Common misconceptions
The following are some common misconceptions about anonymisation and pseudonymisation. The content is based on “10 misunderstandings related to anonymization”, a joint paper produced by the European Data Protection Supervisor (EDPS) and the Spanish Data Protection Authority (AEPD).
“Pseudonymisation is the same as anonymisation”
Pseudonymisation involves processing personal data in such a way that they can no longer be linked to a specific individual without the use of additional information stored separately from the original dataset. This means that with access to supplementary information (such as a code key), individuals could potentially be identified. Therefore, pseudonymised data are still considered personal data.
Anonymisation, on the other hand, involves permanently removing all identifying information from a dataset and irreversibly breaking any link to supplemenentary data sources that could potentially identify an individual. Once research data have been fully anonymised, they can no longer be traced back to any specific person and are no longer classified as personal data.
“Encryption is anonymisation”
Encryption uses cryptographic keys – either a shared secret key or a combination of private and public keys – to transform information in a way that reduces the risk of misuse while maintaining confidentiality over a limited period. However, because the transformation is reversible (the data must be decryptable), encryption is not the same as anonymisation.
The keys used for decryption are a form of “supplementary information” (see above) that can make personal data readable and thereby re-identifiable. In theory, you might think that encrypted research data become anonymous if you erase the decryption key, but this is not necessarily the case. You cannot assume that encrypted data are undecryptable just because the key is said to be erased or unknown.

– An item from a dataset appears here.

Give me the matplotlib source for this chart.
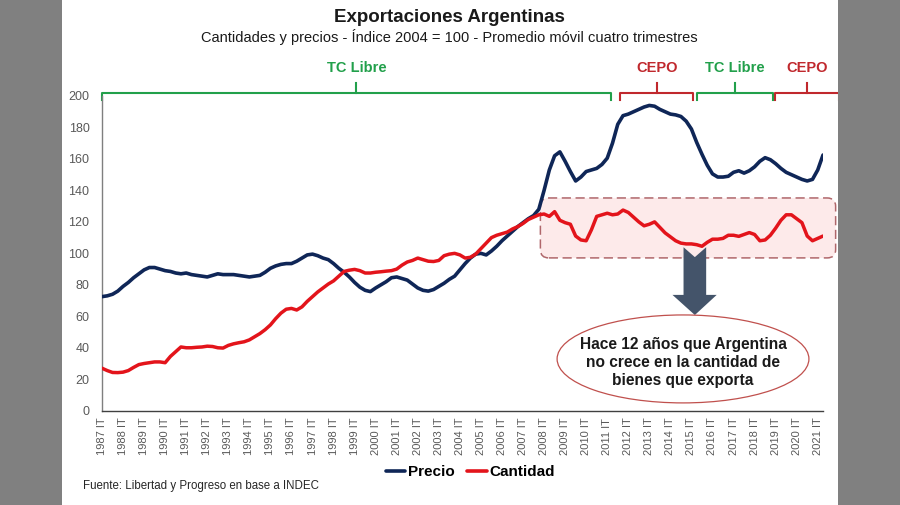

Many factors affect the long-term confidentiality of encrypted data, including the strength of the encryption algorithm and key, possible data leaks, implementation flaws, the volume of encrypted data, and future technological advancements. While encryption is not anonymisation, it is a useful tool for pseudonymising research data containing personal information.
“Research data can always be anonymised”
No. It is not always possible to reduce or eliminate the risk of re-identification to an acceptable level while preserving the usefulness of the dataset for the intended research purpose. Anonymisation is about finding a balance between reducing the risk of re-identification and maintaining data utility.
Some types of research data, or specific research contexts, make sufficient anonymisation difficult or impossible – for example, when there are very few individuals with a particular characteristic or variable; when the data types are very distinctive and vary so much between individuals that they can be identified; or when the dataset contains many demographic variables or geographic information.
“Anonymisation is forever”
No. Anonymisation and how it is implemented affects the risk of re-identification. While 100% anonymisation may be ideal from a data protection perspective, it is not always achievable, so there is often a residual risk of re-identification.
Anonymisation is not only about removing direct identifiers from a dataset, but also about breaking links to supplemental sources of data that could enable re-identification. However, contexts change over time. New knowledge, advances in AI, increased computational power, or new applications of existing technologies may make it possible to re-identify individuals from datasets previously thought to be anonymous.
Additionally, future data leaks or the release of new supplementary data sources could retrospectively compromise anonymity. For these reasons, anonymisation may not remain future-proof.
“There is no risk of re-identification in anonymised data”
The term “anonymous data” should not be understood as a binary concept where data are either anonymous or not. Rather, it exists on a spectrum. Except in specific cases where data are extremely generalised, the risk of re-identification is never zero. Each record in a dataset has a probability of re-identification, depending on how easily it can be distinguished from others. There are methods to assess this risk, and such assessments should be conducted when anonymisation is first implemented and followed up over time.
Read more about methods to reduce the risk of re-identification.
“Anonymisation can be fully automated”
Tools can assist in automating parts of the anonymisation process, especially the identification and removal of direct identifiers in the material. But complete automation is unlikely to be enough. Manual review and expert input are necessary, particularly from researchers or support staff familiar with the material. Anonymisation is not only about the data’s internal properties but also about the broader context in which they are used, and human judgment is needed to evaluate the contextual risk of indirect identification.
“Anonymisation makes research data useless”
The goal of anonymisation is to prevent identification of individuals within a dataset. While anonymisation techniques may limit how the resulting dataset can be used, this does not make research data useless. How useful the data are depends more on the research purpose and what level of re-identification risk is considered acceptable.
In some cases, anonymisation may not be possible due to the research purpose. In such situations, researchers may need to either work with personal data under appropriate safeguards (e.g., by pseudonymising them) or refrain from processing the data altogether.
“An anonymisation process that worked for one research project will work for mine”
Anonymisation processes must be tailored to the nature, scope, and context of the data, as well as to the objectives of the research project. There is no universal, one-size-fits-all solution.